Orlando Pirates midfielder Miguel Timm was viewed with suspicion when he was signed from Marumo Gallants in July and was met with a lukewarm reception at the Buccaneers in his first few games.
The late bloomer’s performances saw him become a midfield ever-present under Spanish coach Jose Riveiro.
Slowly the 30-year-old’s work-rate, ability to provide himself as an option to receive a pass as a link-man, eye to slip a pass into dangerous pockets and especially his crunching tackles in midfield have seen him win over “The Ghost”, as Bucs’ black and white-clad supporters are known.
The newfound love affair was consummated when Timm dedicated the MTN8 trophy Pirates won on Saturday to the club’s supporters, who he says use their last hard-earned cash to support the team.
As Timm’s performances have won over the fans, those in the stands have taken to chanting the midfielder’s name.
Bucs fans emit the low-toned hum that has become known in SA football — and once was mistaken for booing by the foreign press when used for Bafana Bafana’s Matthew Booth at the 2009 Confederation Cup — of “Tiimmmmm” whenever Bucs’ new player launches into a trademark crunching tackle to win the ball.
Timm said Bucs’ fans were vital in helping the team defeat AmaZulu and lift the top eight trophy for the 11th time in Durban in the Soweto giants’ 85th anniversary season.
Something of a journeyman, who often filled the role of bit-part player off the bench at clubs including Bidvest Wits, Cape Town City, Mpumalanga Black Aces and Phoenix Rising in the US second-tier, Timm enjoyed one of his best seasons helping Gallants survive relegation and reach a Nedbank Cup final last season.
While experience plays some role, he also credits going up another gear since his arrival at Bucs, partly to the energy that comes from playing in front of a passionate, and increasingly appreciative, support base.
After thwarting many of AmaZulu’s attacks on Saturday, especially in a second half that the midfielder admitted was tough for Bucs, Timm said: “I’m playing for a big team and we’re all aware of that as players.
“We know a lot of people support the team.
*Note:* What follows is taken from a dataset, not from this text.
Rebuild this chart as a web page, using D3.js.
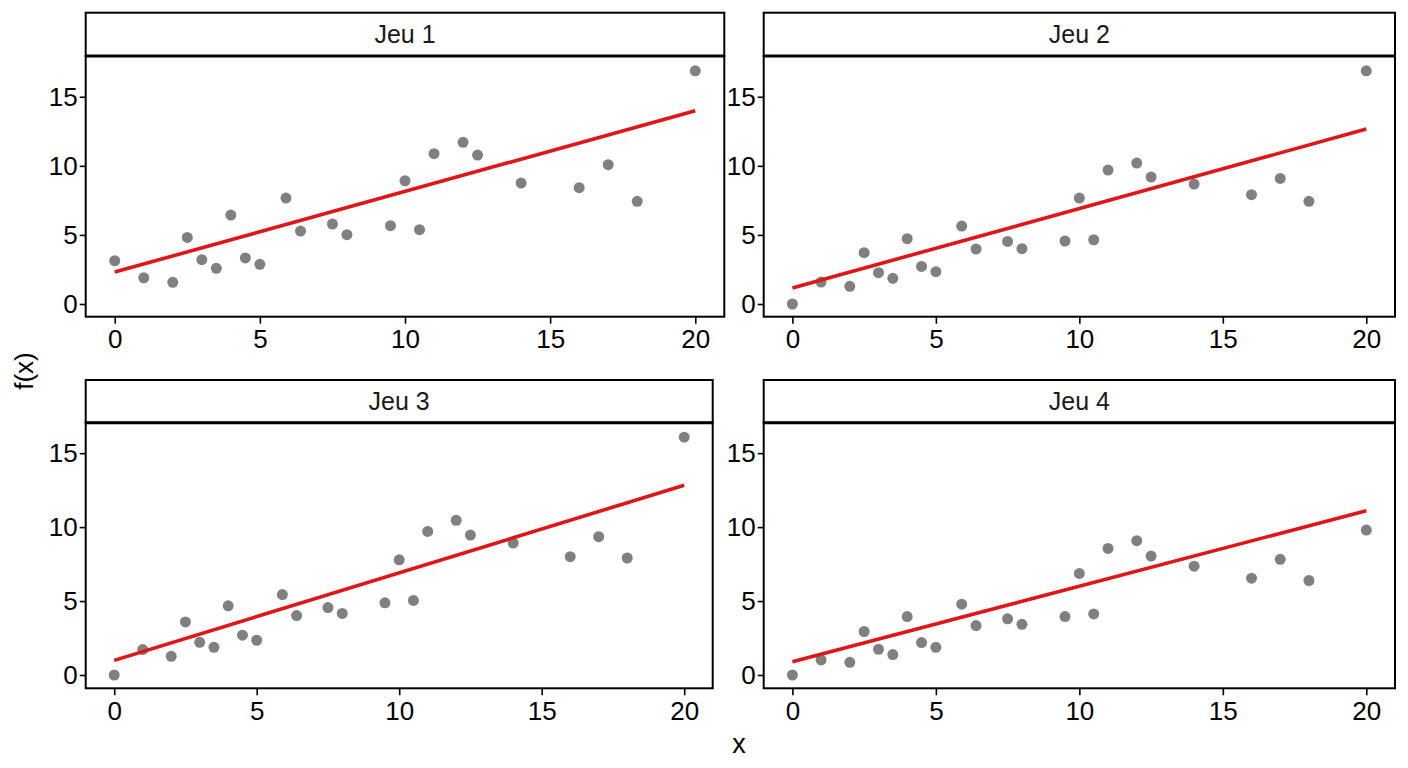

And I take that personally as a responsibility to make people happy. They spend their money, people are working from 8am to 5pm but I’m working two hours a day. The least I can do is give my all.
“This is just to thank to them for spending their last monies. They could be doing something else with it but instead choose to come and get some happiness. I take that as a responsibility to give them joy.”
On Pirates’ supporters taking to chanting his name, Timm said: “I can hear it in the background, but I’m focused on what I’m doing.
“All these emotions overflow after the game. I remember everything [afterwards] — all the feelings, especially when I’m tired. I think the fans should know that they give me the extra push and energy I need, and I try to pass it on to my teammates to keep going.”
Timm said it was important for Bucs to bounce back and win a trophy a week after they lost 1-0 to Kaizer Chiefs in the league. Timm did not feature in the Soweto derby as Bucs’ technical team feared he may earn a yellow card that would have ruled him out of the final.
“It’s a team sport and I feel we were just unfortunate on the day,” Timm said about the defeat to Chiefs.
“All of us in the midfield have different strengths, maybe my strength was needed in the derby — I don’t know because I didn’t play and I won’t know until I play again.
“But I think we were not our best in general. I’m just happy to contribute in the final and be back in the team to help us get this victory. It’s not about me, I’m just happy for all of the guys.”
Timm admitted Pirates came under severe pressure from Usuthu in the second half on Saturday but said he was happy they didn’t crack and allow the Durban team to equalise after Monnapule Saleng’’s exquisite free-kick gave Bucs a 25th-minute lead.
“Maybe we started giving the ball away a bit easy because we were thinking about the lead. It’s a final and football doesn’t have to be pretty. We played a super first half. In the second half we showed guts, showed discipline and effort. All the things we did, you can’t work on them at training. It needs to come from within and that’s what we did.”
Timm revealed that one of the reasons Bucs are playing better this season is because the club environment under coach Jose Riveiro is one that allows the players to express themselves and each plays his normal game.
“We’re allowed to be ourselves. We don’t have to pretend to fit in,” Timm said.
“We accept each other as we are, with our flaws. We’re not perfect and we’re there to lift each other. Whether you’re not having a great game and whether you’re making mistakes, we’re not here to make it worse.
“It’s a team sport and I think we’ve realised that and it works in our favour all the time. When we seem like we’re down, and out we always come back and fight.”